J'ai à vous remercier des renseignements que vous avez eu la bonté de me faire parvenir, par la recommandation de Monsieur Grimblot [ ?] avec qui j'ai eu grand plaisir à m'entretenir de votre excellente situation dans les postes que vous occupez. Je voudrais bien pouvoir passer deux ou trois jours à Florence et causer avec vous de nos grandes affaires ; mais je suis ici sur la brèche avec une consigne très rigoureuse. Dernièrement, je me suis opposé à l'extradition de plusieurs napolitains compromis dans les affaires de leur pays, en me fondant sur la confiance qu'ils nous avaient témoignée et la suppression de toute clause d'extradition politique dans nos relations internationales. Ce n'était pas sans difficulté, puisque nous avons reconnu la pleine souveraineté temporelle du Saint Père; mais il est évident que les réfugiés napolitains ne seraient pas venus ni restés sur le territoire romain s'ils n'avaient pas compté sur l'application de notre droit public.
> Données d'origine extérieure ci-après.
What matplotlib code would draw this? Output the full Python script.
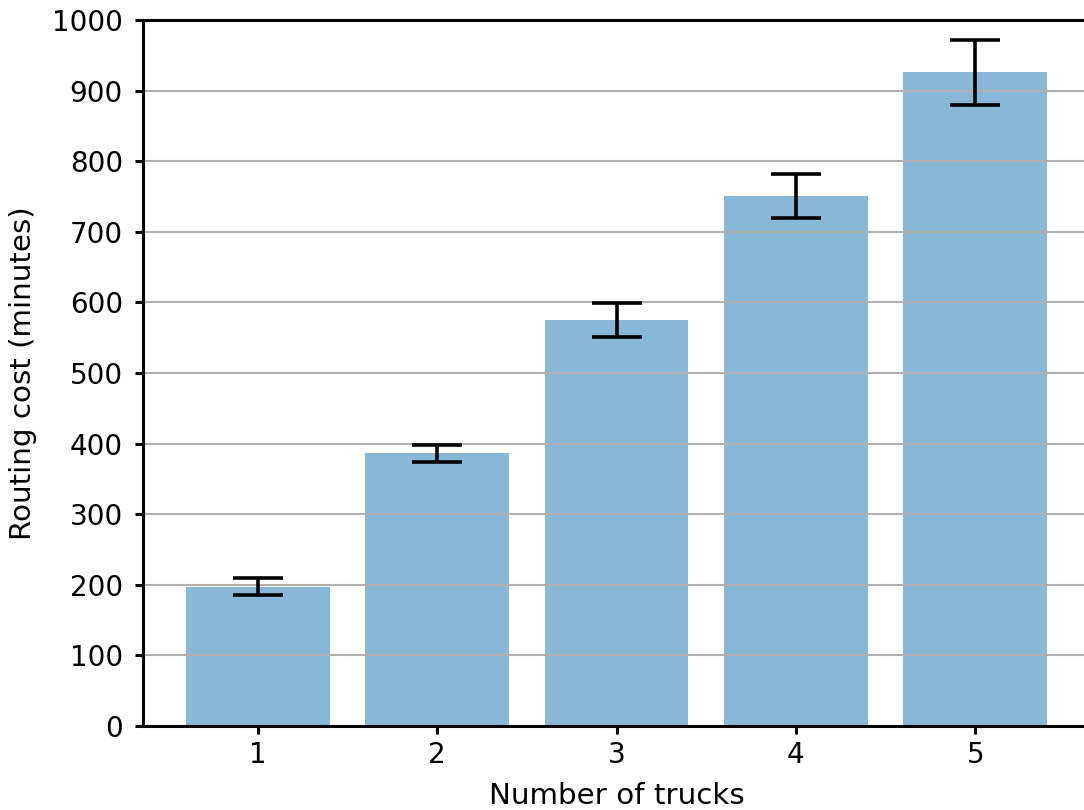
import matplotlib
matplotlib.use("Agg")
import matplotlib.pyplot as plt

# Mean routing cost per fleet size, with spread
trucks = [1, 2, 3, 4, 5]
tick_labels = ["1", "2", "3", "4", "5"]
mean_cost = [197, 386, 575, 751, 926]
cost_err = [12, 12, 24, 31, 46]

plt.rcParams["font.family"] = "DejaVu Sans"
plt.rcParams["font.size"] = 20

fig = plt.figure(figsize=(10.84, 8.10), dpi=100)
ax = fig.add_axes([143 / 1084, 84 / 810, 947 / 1084, 706 / 810])

# grid sits above the bars but below the error bars
ax.set_axisbelow(False)
ax.yaxis.grid(True, color="#b0b0b0", linewidth=1.5)

ax.bar(trucks, mean_cost, width=0.8, color="#89b8d7", zorder=1)
ax.errorbar(trucks, mean_cost, yerr=cost_err, fmt="none", ecolor="black",
            elinewidth=2.6, capsize=18, capthick=2.6, zorder=3)

ax.set_ylim(0, 1000)
ax.set_yticks(range(0, 1001, 100))
ax.set_xticks(trucks)
ax.set_xticklabels(tick_labels)

for sp in ax.spines.values():
    sp.set_linewidth(2.2)
    sp.set_zorder(4)
ax.tick_params(axis="both", length=6, width=2.2, labelsize=20)
ax.tick_params(axis="y", pad=8.5)
ax.tick_params(axis="x", pad=5)

ax.set_xlabel("Number of trucks", fontsize=21.2)
ax.set_ylabel("Routing cost (minutes)", fontsize=21.2)
ax.yaxis.set_label_coords(-0.112, 0.5)
ax.xaxis.set_label_coords(0.5, -0.08)

fig.savefig("out.png", dpi=100)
J'ai donc demandé au gouvernement pontifical qu'il voulut bien considérer notre drapeau comme une sorte de chapelle du Moyen Age avec indulgence et droit d'asile et substituer notre responsabilité à la sienne vis à vis le roi de Naples envers qui des traités l'obligent à l'extradition. Tout en exposant ainsi la question, elle était résolue en fait. Les Napolitains ne seront pas livrés. Cependant comme cette affaire peut avoir des suites diplomatiques je désirerais savoir s'il est vrai que le gouvernement pontifical soit également lié par un traité d'extradition avec la Toscane et le Piémont.
Si vous pouvez oublier mes détestables procédés en tenant compte de mes véritables sentiments, mon cher collègue, et m'écrire un mot à ce sujet, vous m'obligerez.
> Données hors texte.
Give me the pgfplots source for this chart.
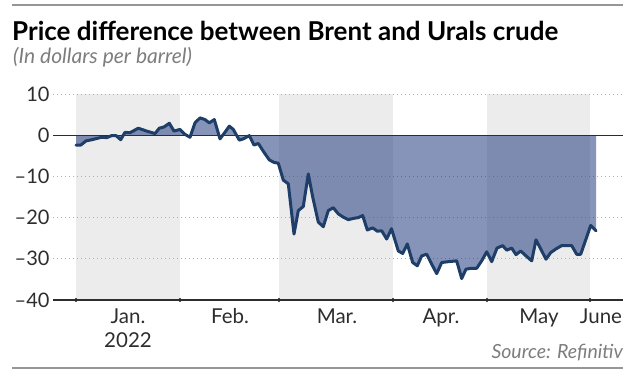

Nous désirerions bien savoir aussi quelle est l'administration militaire de l'Autriche sur les territoires et son occupation ? Prélève-t-elle des impôts pour l'entretien de ses troupes ? A-t-elle payé toutes les fournitures qui lui ont été faites ? A-t-elle une police mixte comme celle que nous avons établie à Rome ? Quelle est la limite de la juridiction de ses conseils de guerre ? A-t-elle jugé et puni des délinquants pour des faits antérieurs à son occupation ?
Toutes ces questions peuvent donner lieu à des comparaisons utiles. Ainsi dans ce moment nous réclamons des frais d'installation du génie au gouvernement pontifical qui n'est guère disposé à les admettre, et nos conseils de guerre rencontrent également des difficultés dans leurs procédures contre certains crimes commis avant notre entrée à Rome. Nous avons obtenu par des négociations
1° la suppression de toute la partie élastique de ces … membres du gouvernement dans l’édit du 19 septembre
2° une diminution notable dans la catégorie des chefs de corps
3° des exemptions individuelles pour les ... récidivistes et les ... qui n'ont pas voté la déchéance
4° la substitution de l'éloignement du pays avec notre passeport à toute arrestation politique.
J'aurais désiré obtenir plus ; mais enfin de compte toutes les rigueurs de cet acte vont se réduire à l’expatriation provisoire ...
Agréez mon  cher collègue l'expression de ma haute considération et de mes tout dévoués sentiments.
 Francisque de Corcelle
J'ai de bonnes nouvelles de votre ami Monsieur de Rémusat.